## start PROVIDED INFORMATION
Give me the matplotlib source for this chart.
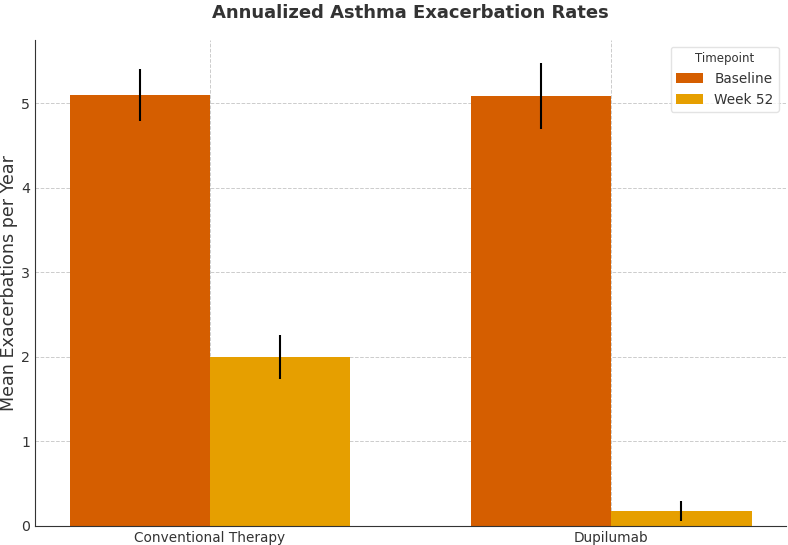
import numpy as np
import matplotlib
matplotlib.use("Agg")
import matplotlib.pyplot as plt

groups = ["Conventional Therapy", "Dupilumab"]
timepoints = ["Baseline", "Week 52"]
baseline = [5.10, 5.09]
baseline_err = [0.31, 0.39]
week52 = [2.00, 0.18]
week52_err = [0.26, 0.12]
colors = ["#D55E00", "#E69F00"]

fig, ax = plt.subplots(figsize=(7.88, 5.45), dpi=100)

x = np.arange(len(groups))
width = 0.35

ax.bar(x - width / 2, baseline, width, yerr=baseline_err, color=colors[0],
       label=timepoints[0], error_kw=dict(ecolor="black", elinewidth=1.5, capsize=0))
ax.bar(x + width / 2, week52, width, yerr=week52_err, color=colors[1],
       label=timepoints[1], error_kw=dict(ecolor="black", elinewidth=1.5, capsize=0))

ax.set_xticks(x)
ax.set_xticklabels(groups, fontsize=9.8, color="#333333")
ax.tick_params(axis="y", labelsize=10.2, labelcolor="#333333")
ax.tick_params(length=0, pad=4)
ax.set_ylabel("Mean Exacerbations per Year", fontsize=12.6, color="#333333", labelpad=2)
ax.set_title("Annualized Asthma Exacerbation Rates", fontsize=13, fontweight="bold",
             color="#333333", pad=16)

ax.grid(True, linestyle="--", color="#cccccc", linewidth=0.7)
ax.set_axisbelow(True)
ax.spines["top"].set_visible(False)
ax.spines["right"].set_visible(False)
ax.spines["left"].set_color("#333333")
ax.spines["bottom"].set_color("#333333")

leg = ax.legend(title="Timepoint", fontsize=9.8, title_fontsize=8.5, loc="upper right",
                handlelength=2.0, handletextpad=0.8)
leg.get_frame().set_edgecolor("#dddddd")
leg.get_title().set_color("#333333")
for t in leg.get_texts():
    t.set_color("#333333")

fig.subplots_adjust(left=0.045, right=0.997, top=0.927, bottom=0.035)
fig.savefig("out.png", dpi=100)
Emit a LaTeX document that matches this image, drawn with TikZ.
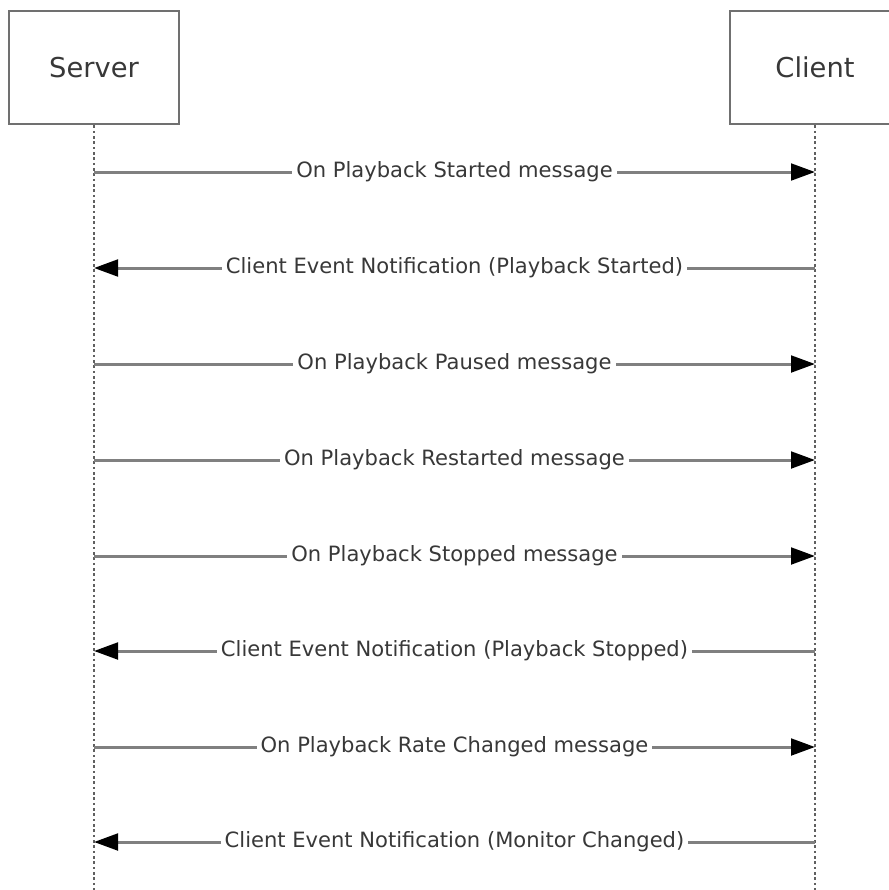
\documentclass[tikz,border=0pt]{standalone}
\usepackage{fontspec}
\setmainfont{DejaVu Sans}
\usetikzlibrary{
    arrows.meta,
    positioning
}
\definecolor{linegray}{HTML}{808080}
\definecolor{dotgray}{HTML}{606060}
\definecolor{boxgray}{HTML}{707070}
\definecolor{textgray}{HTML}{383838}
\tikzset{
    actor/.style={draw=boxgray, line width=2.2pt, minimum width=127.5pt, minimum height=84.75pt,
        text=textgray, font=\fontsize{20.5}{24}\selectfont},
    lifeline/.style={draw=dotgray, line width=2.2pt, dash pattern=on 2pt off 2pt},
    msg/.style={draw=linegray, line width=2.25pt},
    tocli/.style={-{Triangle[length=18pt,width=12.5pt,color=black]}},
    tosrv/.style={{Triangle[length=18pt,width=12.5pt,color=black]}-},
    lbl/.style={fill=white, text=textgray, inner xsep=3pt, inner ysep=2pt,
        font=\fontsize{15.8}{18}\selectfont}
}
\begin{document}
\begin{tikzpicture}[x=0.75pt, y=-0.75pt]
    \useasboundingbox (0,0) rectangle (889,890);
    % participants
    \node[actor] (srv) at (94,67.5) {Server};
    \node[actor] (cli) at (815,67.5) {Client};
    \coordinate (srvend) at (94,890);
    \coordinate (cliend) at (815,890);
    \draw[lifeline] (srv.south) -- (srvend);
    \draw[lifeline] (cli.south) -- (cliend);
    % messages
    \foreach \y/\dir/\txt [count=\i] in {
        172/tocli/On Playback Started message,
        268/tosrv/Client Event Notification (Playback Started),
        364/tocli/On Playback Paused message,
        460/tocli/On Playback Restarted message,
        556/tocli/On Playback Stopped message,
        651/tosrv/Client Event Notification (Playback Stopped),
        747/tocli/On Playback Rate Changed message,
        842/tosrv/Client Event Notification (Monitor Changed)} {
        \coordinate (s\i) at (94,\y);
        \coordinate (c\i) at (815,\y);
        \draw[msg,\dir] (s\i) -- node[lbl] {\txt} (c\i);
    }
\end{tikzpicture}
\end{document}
## end PROVIDED INFORMATION
→ **DIRECTIONS**
What is the number of lines above that contain the string "matplotlib"? Answer with the number alone.

→ **PROBLEM SOLUTION**
4